Zdaniem Haines, nie jest wykluczone, że Rosja rozszerzy swoją działalność poza Donbas. Celem Moskwy może być utworzenie "mostu lądowego" z Naddniestrzem, separatystycznym regionem Mołdawii, zależnym od Rosji.

Sytuacja w Naddniestrzu jest niespokojna od początku maja. Doszło do ataku granatnikiem w Tyraspolu oraz kilku eksplozji w pobliżu wojskowych obiektów. Według Kiszyniowa i Kijowa, separatystyczna nieuznawana republika razem z Rosjanami przygotowuje prowokację, by mieć pretekst do wciągnięcia regionu w konflikt.

Żołnierz z Mariupola dla RMF FM: Zawsze jesteśmy gotowi do boju, tak nas wychowano

Mychajło, ukraiński żołnierz, który walczył w oblężonym przez Rosjan Mariupolu, spotkał się z dziennikarzami RMF FM Markiem Wiosło i Mateuszem Chłystunem. Przebywający w szpitalu wojskowym w Krakowie mężczyzna opowiedział, gdzie znajdował się w momencie rozpoczęcia rosyjskiej inwazji na Ukrainę, jak wygląda sytuacja w "ostatniej twierdzy" Ukraińców w Mariupolu, czyli zakładach metalurgicznych Azowstal, oraz czy planuje wrócić do ojczyzny.

Rosja zaatakowała Ukrainę 24 lutego. Tego dnia Mychajło razem z oddziałem znajdowali się blisko Mariupola. Trafili tam w ramach rotacji. Pytany o to, czy spodziewał się wybuchu wojny, odpowiedział: Wprost o tym nie wiedzieliśmy. Nikt nam tego nie zakomunikował, ale domyślaliśmy się, co będzie, też oglądamy wiadomości. Na logikę było jasne, że tak się stanie. Przewidywaliśmy, że to nastąpi. Przygotowywaliśmy się, gromadziliśmy zapasy też dla siebie.

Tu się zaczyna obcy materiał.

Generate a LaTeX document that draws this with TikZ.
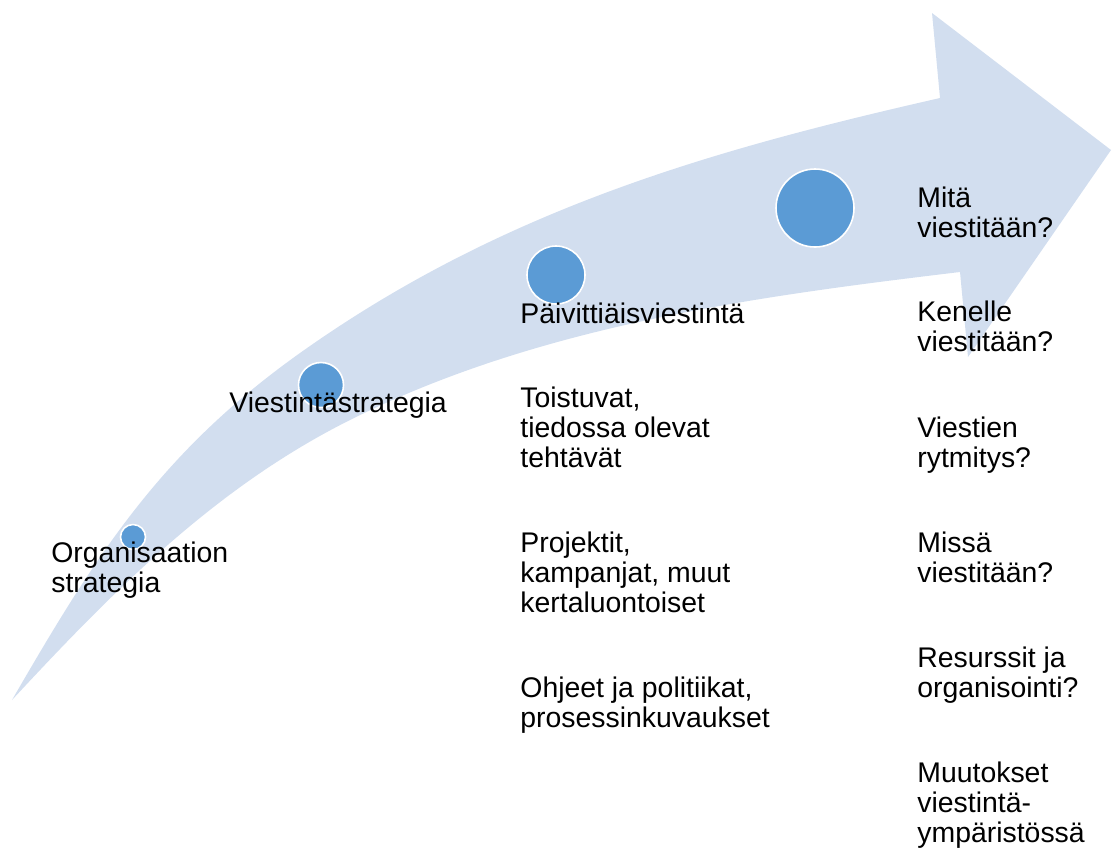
\documentclass[tikz,border=0pt]{standalone}
\usepackage{fontspec}
\setmainfont{Liberation Sans}
\definecolor{arrowfill}{RGB}{210,222,239}
\definecolor{dotfill}{RGB}{91,155,213}
\tikzset{
  stepdot/.style={circle, inner sep=0pt, fill=dotfill, draw=white, line width=0.8pt},
  steptext/.style={anchor=base west, align=left, inner sep=0pt,
    font=\fontsize{14.2}{15}\selectfont},
}
\begin{document}
\begin{tikzpicture}[x=0.5pt, y=-0.5pt]
\useasboundingbox (0,0) rectangle (1112,848);

% Drawing the curved arrow
\fill [arrowfill] (12,700)
  .. controls (97,553) and (161,452) .. (300,353)
  .. controls (504,208) and (716,149) .. (940,98)
  -- (932,13) -- (1111,150) -- (968,357) -- (960,272)
  .. controls (751,297) and (538,326) .. (350,420)
  .. controls (216,487) and (114,590) .. (12,700)
  -- cycle;

% Marking the steps by circles
\node [stepdot, minimum size=12.5pt] (d1) at (133,537) {};
\node [stepdot, minimum size=22.5pt] (d2) at (321,385) {};
\node [stepdot, minimum size=29pt] (d3) at (556,275) {};
\node [stepdot, minimum size=39pt] (d4) at (815,208) {};

% Step labels (anchor at the baseline of the last line)
\node [steptext] (orgstrat) at (51,592) {Organisaation\\strategia};
\node [steptext] (viestrat) at (229,412) {Viestintästrategia};
\node [steptext] (paivit) at (520,323) {Päivittiäisviestintä};

% Daily communication items
\node [steptext] (toistuvat) at (520,467) {Toistuvat,\\tiedossa olevat\\tehtävät};
\node [steptext] (projektit) at (520,612) {Projektit,\\kampanjat, muut\\kertaluontoiset};
\node [steptext] (ohjeet) at (520,727) {Ohjeet ja politiikat,\\prosessinkuvaukset};

% Questions
\node [steptext] (mita) at (917,237) {Mitä\\viestitään?};
\node [steptext] (kenelle) at (917,351) {Kenelle\\viestitään?};
\node [steptext] (rytmi) at (917,467) {Viestien\\rytmitys?};
\node [steptext] (missa) at (917,582) {Missä\\viestitään?};
\node [steptext] (resurssit) at (917,697) {Resurssit ja\\organisointi?};
\node [steptext] (muutokset) at (917,842) {Muutokset\\viestintä-\\ympäristössä};
\end{tikzpicture}
\end{document}
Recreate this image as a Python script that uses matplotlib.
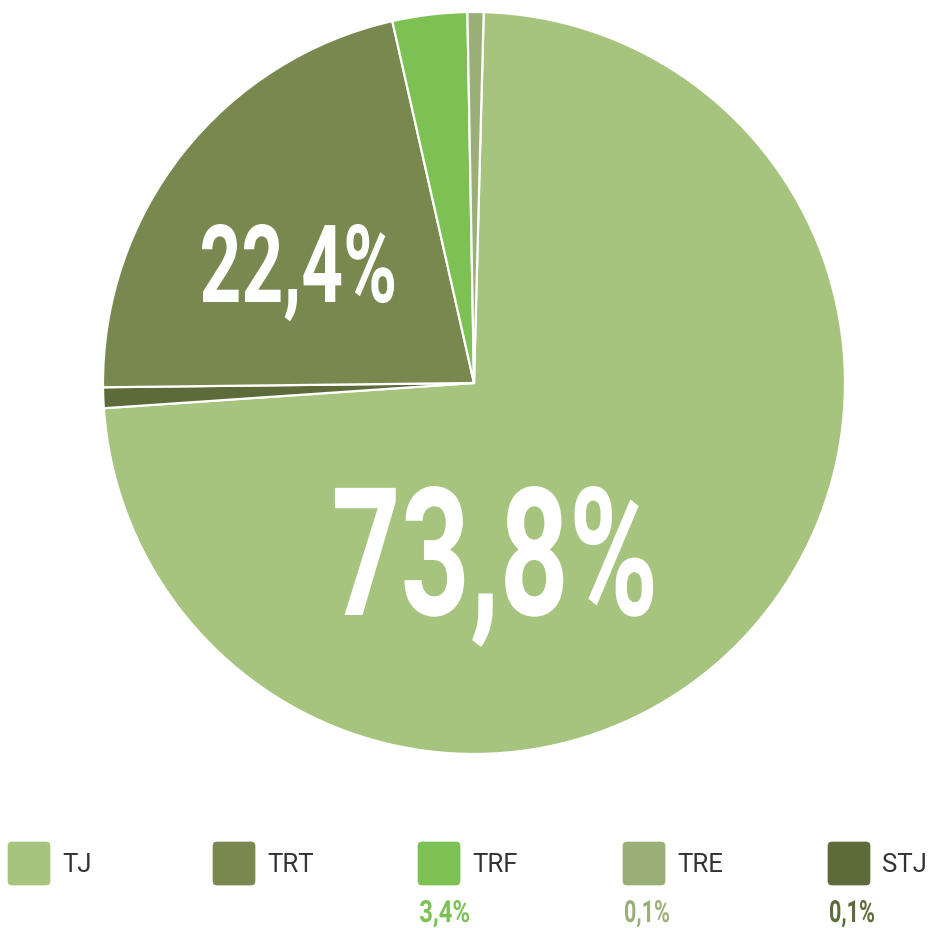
import matplotlib
matplotlib.use("Agg")
import matplotlib.pyplot as plt
from matplotlib.textpath import TextPath
from matplotlib.font_manager import FontProperties
from matplotlib.patches import PathPatch, FancyBboxPatch
from matplotlib.transforms import Affine2D

# ---- data ----
categories = ["TJ", "STJ", "TRT", "TRF", "TRE"]          # clockwise drawing order
shares = [73.5, 0.9, 21.65, 3.25, 0.7]                   # slice sizes as drawn (%)
colors = ["#a7c47f", "#5c6b39", "#78884e", "#7dc154", "#9aaf78"]

legend_names = ["TJ", "TRT", "TRF", "TRE", "STJ"]
legend_colors = ["#a7c47f", "#78884e", "#7dc154", "#9aaf78", "#5c6b39"]
legend_values = ["", "", "3,4%", "0,1%", "0,1%"]

big_labels = ["73,8%", "22,4%"]

W = H = 929
fig = plt.figure(figsize=(W / 100, H / 100), dpi=100)
fig.patch.set_facecolor("white")

# pie axes
cx, cy, R = 474, 384, 371
ax = fig.add_axes([(cx - R) / W, (H - cy - R) / H, 2 * R / W, 2 * R / H])
wedges, _ = ax.pie(shares, colors=colors, startangle=88.5, counterclock=False, radius=1,
                   wedgeprops=dict(edgecolor="white", linewidth=1.6))
for w in wedges:
    w.set_clip_on(False)
ax.set_xlim(-1, 1)
ax.set_ylim(-1, 1)
ax.set_aspect("equal")
ax.axis("off")

# overlay axes in pixel coordinates
ov = fig.add_axes([0, 0, 1, 1])
ov.set_xlim(0, W)
ov.set_ylim(H, 0)
ov.axis("off")
ov.patch.set_alpha(0)

fp_bold = FontProperties(family="Roboto", weight="bold")


def cond_text(s, left, right, top, baseline, color):
    tp = TextPath((0, 0), s, size=100, prop=fp_bold)
    ext = tp.get_extents()
    sx = (right - left) / ext.width
    sy = (baseline - top) / ext.y1
    tr = Affine2D().translate(-ext.x0, 0).scale(sx, -sy).translate(left, baseline)
    ov.add_patch(PathPatch(tr.transform_path(tp), fc=color, ec="none", lw=0))


cond_text(big_labels[0], 335, 653, 487, 616, "white")
cond_text(big_labels[1], 202, 394, 225, 303, "white")

# legend
x0, step = 8, 205
for i, (name, col, val) in enumerate(zip(legend_names, legend_colors, legend_values)):
    x = x0 + i * step
    ov.add_patch(FancyBboxPatch((x, 843), 42, 43, boxstyle="round,pad=0,rounding_size=4",
                                fc=col, ec=col, lw=0.5))
    ov.text(x + 54, 865, name, fontsize=18.5, family="Roboto", color="#333333",
            va="center", ha="left")
    if val:
        w = 49 if val.startswith("3") else 44
        cond_text(val, x + 2, x + 2 + w, 901, 923, col)

fig.savefig("out.png", dpi=100, facecolor="white")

Mychajło powiedział, że dowództwo nie informowało żołnierzy o ryzyku rosyjskiego ataku i konieczności przygotowań do wojny. Dodał, że zbrojne działania na terenach wschodniej Ukrainy trwają od 2014 roku. Podkreślił, że "wyzwoliciele" - jak określają się rosyjscy żołnierze - zapowiadali poprawienie sytuacji w Ukrainie, a pogarszają ją i zostawiają za sobą ruiny.

Dowództwo w ciągu kilku dni powiedziało, że możliwy będzie przełom, że trzeba być w gotowości w razie alarmu. Mówili, że jeśli będzie alarm, musimy ruszać do boju. Ale my byliśmy i cały czas jesteśmy gotowi do boju. Zwłaszcza moja brygada. Zawsze ruszaliśmy do boju i dalej będziemy to robić. Niektórzy z nas znaleźli się w niewoli, inni do tej pory są w Azowstalu, kolejni są ranni, bez rąk, bez nóg, ale nadal jesteśmy gotowi walczyć - zapewniał Mychajło.